Activity and spectroscopic properties of bovine liver catalase in sodium bis(2-ethylhexyl)sulfosuccinate/isooctane reverse micelles.

Spectroscopic properties such as ultraviolet-visible spectroscopy, circular dichroism, steady-state fluorescence and the catalytic activity of bovine liver catalase (BLC) have been studied in reverse-micelles microemulsions formed by sodium bis(2-ethylhexyl)sulfosuccinate (AOT) in isooctane. Activity measurements were carried out with the highly water soluble hydrogen peroxide as substrate as a function of temperature and pH, at various concentrations of substrate, enzyme, AOT and at different w0 values (w0 = [H2O]/[AOT]). The folding of catalase in reverse micelles is not drastically altered, although there are changes in the local surrounding of the prosthetic group. Kinetic measurements have been carried out under first-order conditions at low substrate concentration.
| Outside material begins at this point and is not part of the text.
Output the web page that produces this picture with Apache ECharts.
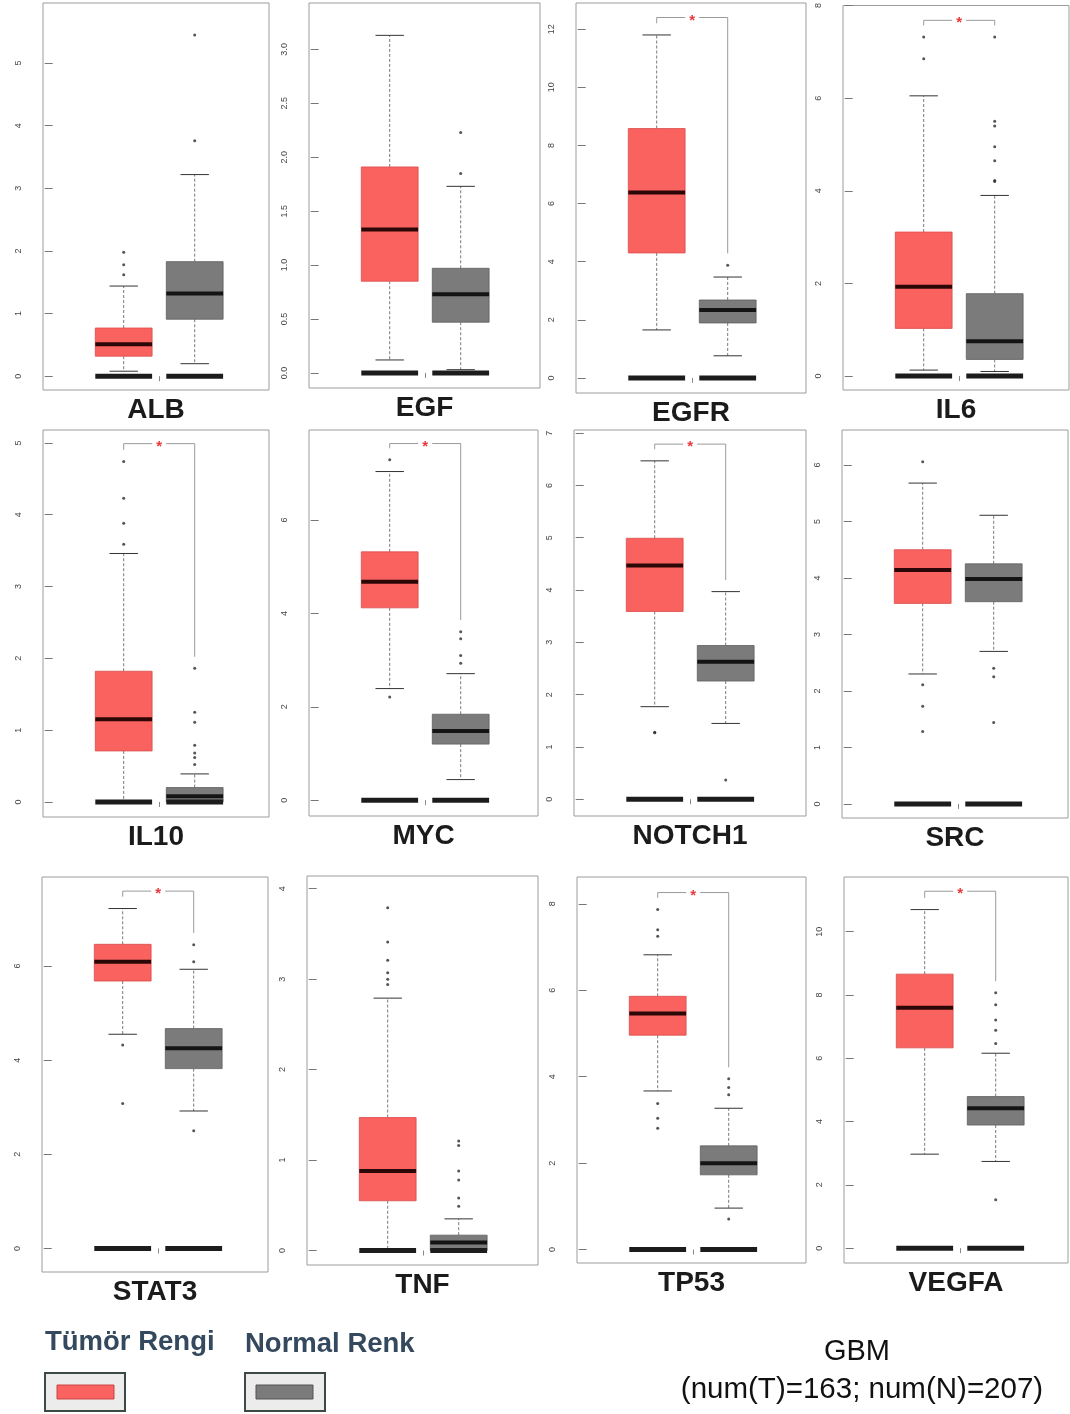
<!DOCTYPE html>
<html><head><meta charset="utf-8">
<script src="https://cdn.jsdelivr.net/npm/echarts@6/dist/echarts.min.js"></script>
<style>html,body{margin:0;padding:0;background:#fff}#c{width:1070px;height:1414px}</style>
</head><body><div id="c"></div>
<script>
// ---------- data ----------
const genes = ['ALB','EGF','EGFR','IL6','IL10','MYC','NOTCH1','SRC','STAT3','TNF','TP53','VEGFA'];
// [lower whisker, Q1, median, Q3, upper whisker]
const tumorBox = [
  [0.08,0.32,0.51,0.77,1.44],[0.12,0.85,1.33,1.91,3.13],[1.65,4.30,6.38,8.58,11.8],[0.13,1.03,1.93,3.11,6.05],
  [0.0,0.71,1.15,1.82,3.46],[2.39,4.12,4.68,5.32,7.04],[1.77,3.59,4.47,4.99,6.47],[2.3,3.55,4.14,4.5,5.68],
  [4.55,5.68,6.09,6.46,7.22],[0.0,0.55,0.88,1.47,2.79],[3.67,4.96,5.46,5.86,6.82],[2.97,6.33,7.6,8.66,10.7]
];
const normalBox = [
  [0.2,0.91,1.32,1.83,3.22],[0.03,0.47,0.73,0.97,1.73],[0.76,1.89,2.34,2.68,3.47],[0.1,0.36,0.75,1.78,3.9],
  [0.0,0.0,0.08,0.2,0.39],[0.44,1.2,1.48,1.84,2.71],[1.45,2.26,2.63,2.94,3.97],[2.7,3.58,3.98,4.25,5.11],
  [2.92,3.82,4.25,4.67,5.93],[0.0,0.0,0.09,0.17,0.35],[0.96,1.73,2.0,2.4,3.27],[2.74,3.89,4.42,4.79,6.16]
];
const tumorOut = [
  [1.62,1.78,1.98],[],[],[6.85,7.32],
  [3.59,3.88,4.23,4.74],[2.21,7.29],[1.27,1.28],[1.28,1.73,2.11,6.06],
  [3.08,4.32],[2.94,3.0,3.07,3.21,3.41,3.79],[2.81,3.04,3.38,7.25,7.4,7.87],[]
];
const normalOut = [
  [3.76,5.45],[1.85,2.23],[3.88],[4.2,4.22,4.65,4.95,5.4,5.5,7.32],
  [0.52,0.62,0.68,0.79,1.11,1.25,1.86],[2.93,3.1,3.46,3.61],[0.37],[1.44,2.25,2.4],
  [2.5,6.09,6.45],[0.49,0.58,0.78,0.88,1.16,1.21],[0.71,3.58,3.75,3.95],[1.53,6.47,6.89,7.21,7.69,8.07]
];
// significance bracket height (null = not significant)
const bracketLevel = [null,null,12.4,7.68,4.99,7.64,6.79,null,7.59,null,8.26,11.28];
const yTicks = [
  [0,1,2,3,4,5],[0,0.5,1,1.5,2,2.5,3],[0,2,4,6,8,10,12],[0,2,4,6,8],
  [0,1,2,3,4,5],[0,2,4,6],[0,1,2,3,4,5,6,7],[0,1,2,3,4,5,6],
  [0,2,4,6],[0,1,2,3,4],[0,2,4,6,8],[0,2,4,6,8,10]
];
const yRange = [
  [-0.22,5.96],[-0.14,3.43],[-0.52,12.9],[-0.3,8.0],
  [-0.21,5.18],[-0.34,7.93],[-0.32,7.06],[-0.25,6.62],
  [-0.5,7.89],[-0.16,4.14],[-0.31,8.62],[-0.47,11.73]
];
const legendLabels = ['Tümör Rengi','Normal Renk'];
const cohortTitle = 'GBM';
const cohortCounts = '(num(T)=163; num(N)=207)';

// ---------- layout ----------
const frames = [
  [43,3,269,390],[309,3,540,388],[576,3,806,393],[843,3,1069,390],
  [43,430,269,817],[309,430,538,816],[574,430,806,816],[842,430,1068,818],
  [42,877,268,1272],[307,876,538,1265],[577,877,806,1263],[844,877,1068,1263]
];
const UNIT = 71, TOFF = 80.7;
const TUMOR = '#f9625f', NORMAL = '#7b7b7b';

function boxItem(params, api) {
  const x = api.value(0), grp = api.value(6);
  const lo = api.value(1), q1 = api.value(2), med = api.value(3), q3 = api.value(4), hi = api.value(5);
  const L = api.coord([x - 0.4, 0])[0], R = api.coord([x + 0.4, 0])[0], C = api.coord([x, 0])[0];
  const cL = api.coord([x - 0.2, 0])[0], cR = api.coord([x + 0.2, 0])[0];
  const Y = v => api.coord([x, v])[1];
  const y0 = Y(0), yLo = Y(lo), yQ1 = Y(q1), yMed = Y(med), yQ3 = Y(q3), yHi = Y(hi);
  const ch = [];
  ch.push({type:'line', shape:{x1:C,y1:yQ3,x2:C,y2:yHi}, style:{stroke:'#555',lineWidth:0.8,lineDash:[3,2]}});
  ch.push({type:'line', shape:{x1:C,y1:yQ1,x2:C,y2:yLo}, style:{stroke:'#555',lineWidth:0.8,lineDash:[3,2]}});
  ch.push({type:'line', shape:{x1:cL,y1:yHi,x2:cR,y2:yHi}, style:{stroke:'#333',lineWidth:1}});
  ch.push({type:'line', shape:{x1:cL,y1:yLo,x2:cR,y2:yLo}, style:{stroke:'#333',lineWidth:1}});
  ch.push({type:'rect', shape:{x:L,y:yQ3,width:R-L,height:Math.max(yQ1-yQ3,1)},
           style:{fill: grp===0?TUMOR:NORMAL, stroke: grp===0?'#d94c4a':'#5e5e5e', lineWidth:0.8}});
  ch.push({type:'rect', shape:{x:L,y:yMed-2,width:R-L,height:4}, style:{fill: grp===0?'#2b0707':'#141414'}});
  ch.push({type:'rect', shape:{x:L,y:y0-2.5,width:R-L,height:5}, style:{fill:'#1c1c1c'}});
  return {type:'group', children: ch};
}

function bracketItem(params, api) {
  const b = api.value(0), tTop = api.value(1), nTop = api.value(2);
  const pT = api.coord([1, b]), pN = api.coord([2, b]);
  const yT = api.coord([1, tTop])[1], yN = api.coord([2, nTop])[1];
  const mid = (pT[0] + pN[0]) / 2, yb = pT[1];
  return {type:'group', children:[
    {type:'polyline', shape:{points:[[pT[0],yT],[pT[0],yb],[mid-7,yb]]}, style:{stroke:'#9a9a9a',lineWidth:1,fill:null}},
    {type:'polyline', shape:{points:[[mid+7,yb],[pN[0],yb],[pN[0],yN]]}, style:{stroke:'#9a9a9a',lineWidth:1,fill:null}},
    {type:'text', x: mid, y: yb + 3, style:{text:'*', fill:'#e8383a', font:'bold 15px "Liberation Sans"', align:'center', verticalAlign:'middle'}}
  ]};
}

const grids = [], xAxes = [], yAxes = [], series = [];
genes.forEach((g, i) => {
  const [l, t, r, b] = frames[i];
  const W = r - l;
  grids.push({left:l, top:t, width:W, height:b-t, show:true, borderColor:'#9c9c9c', borderWidth:1, backgroundColor:'#fff'});
  const xmin = 1 - TOFF / UNIT;
  xAxes.push({
    gridIndex:i, type:'value', min:xmin, max:xmin + W / UNIT,
    axisLine:{show:false}, splitLine:{show:false}, axisLabel:{show:false},
    axisTick:{show:true, customValues:[1.5], length:5, lineStyle:{color:'#888'}},
    name:g, nameLocation:'middle', nameGap:6,
    nameTextStyle:{fontFamily:'Liberation Sans', fontWeight:'bold', fontSize:28, color:'#1b1b1b', verticalAlign:'top'}
  });
  const dec = yTicks[i].some(v => v % 1 !== 0);
  yAxes.push({
    gridIndex:i, type:'value', min:yRange[i][0], max:yRange[i][1], offset:3,
    axisLine:{show:false}, splitLine:{show:false},
    axisTick:{show:true, customValues:yTicks[i], length:8, lineStyle:{color:'#777'}},
    axisLabel:{customValues:yTicks[i], rotate:90, fontSize:9, color:'#444', margin:17,
      fontFamily:'Liberation Sans', formatter: v => dec ? Number(v).toFixed(1) : String(v)}
  });
  series.push({
    type:'custom', xAxisIndex:i, yAxisIndex:i, renderItem:boxItem, silent:true,
    data:[[1, ...tumorBox[i], 0], [2, ...normalBox[i], 1]]
  });
  const pts = tumorOut[i].map(v => [1, v]).concat(normalOut[i].map(v => [2, v]));
  series.push({type:'scatter', xAxisIndex:i, yAxisIndex:i, symbolSize:3, silent:true,
    itemStyle:{color:'#2a2a2a'}, data:pts});
  if (bracketLevel[i] !== null) {
    const gap = 0.03 * (yRange[i][1] - yRange[i][0]);
    const tMax = Math.max(tumorBox[i][4], ...tumorOut[i]);
    const nMax = Math.max(normalBox[i][4], ...normalOut[i]);
    series.push({type:'custom', xAxisIndex:i, yAxisIndex:i, renderItem:bracketItem, silent:true,
      data:[[bracketLevel[i], tMax + gap, nMax + gap]]});
  }
});

const lf = 'bold 27.5px "Liberation Sans"';
const chart = echarts.init(document.getElementById('c'));
chart.setOption({
  animation:false,
  backgroundColor:'#fff',
  grid:grids, xAxis:xAxes, yAxis:yAxes, series:series,
  graphic:[
    {type:'text', x:45, y:1342, style:{text:legendLabels[0], font:lf, fill:'#34495e', verticalAlign:'middle'}},
    {type:'text', x:245, y:1344, style:{text:legendLabels[1], font:lf, fill:'#34495e', verticalAlign:'middle'}},
    {type:'rect', shape:{x:45,y:1373,width:80,height:38}, style:{fill:'#ececec', stroke:'#3d4a44', lineWidth:2}},
    {type:'rect', shape:{x:57,y:1385,width:57,height:14}, style:{fill:TUMOR, stroke:'#c94442', lineWidth:1}},
    {type:'rect', shape:{x:245,y:1373,width:80,height:38}, style:{fill:'#ececec', stroke:'#3d4a44', lineWidth:2}},
    {type:'rect', shape:{x:256,y:1385,width:57,height:14}, style:{fill:NORMAL, stroke:'#555', lineWidth:1}},
    {type:'text', x:857, y:1352, style:{text:cohortTitle, font:'29px "Liberation Sans"', fill:'#111', align:'center', verticalAlign:'middle'}},
    {type:'text', x:862, y:1390, style:{text:cohortCounts, font:'29.5px "Liberation Sans"', fill:'#111', align:'center', verticalAlign:'middle'}}
  ]
});
</script>
</body></html>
They indicate that the measured substrate decomposition rate is limited by the exchange of substrate molecules between the substrate-filled and the enzyme-containing micelles. The specificity constant, ks = kcat/KM, as related to water pool concentrations, k(s,wp)rm, was, at all w0 values, considerably lower than ks measured in buffer (ksb). In contrast, overall values of ks in reverse micelles, k(s,ov)rm, were always 2-4-times higher than ksb. This apparent superactivity can, however, be ascribed to concentration effects. No 'bell-curve' to describe the w0 dependence of catalase activity in reverse micelles was found, k or ks increasing monotonously up to w0 = 50.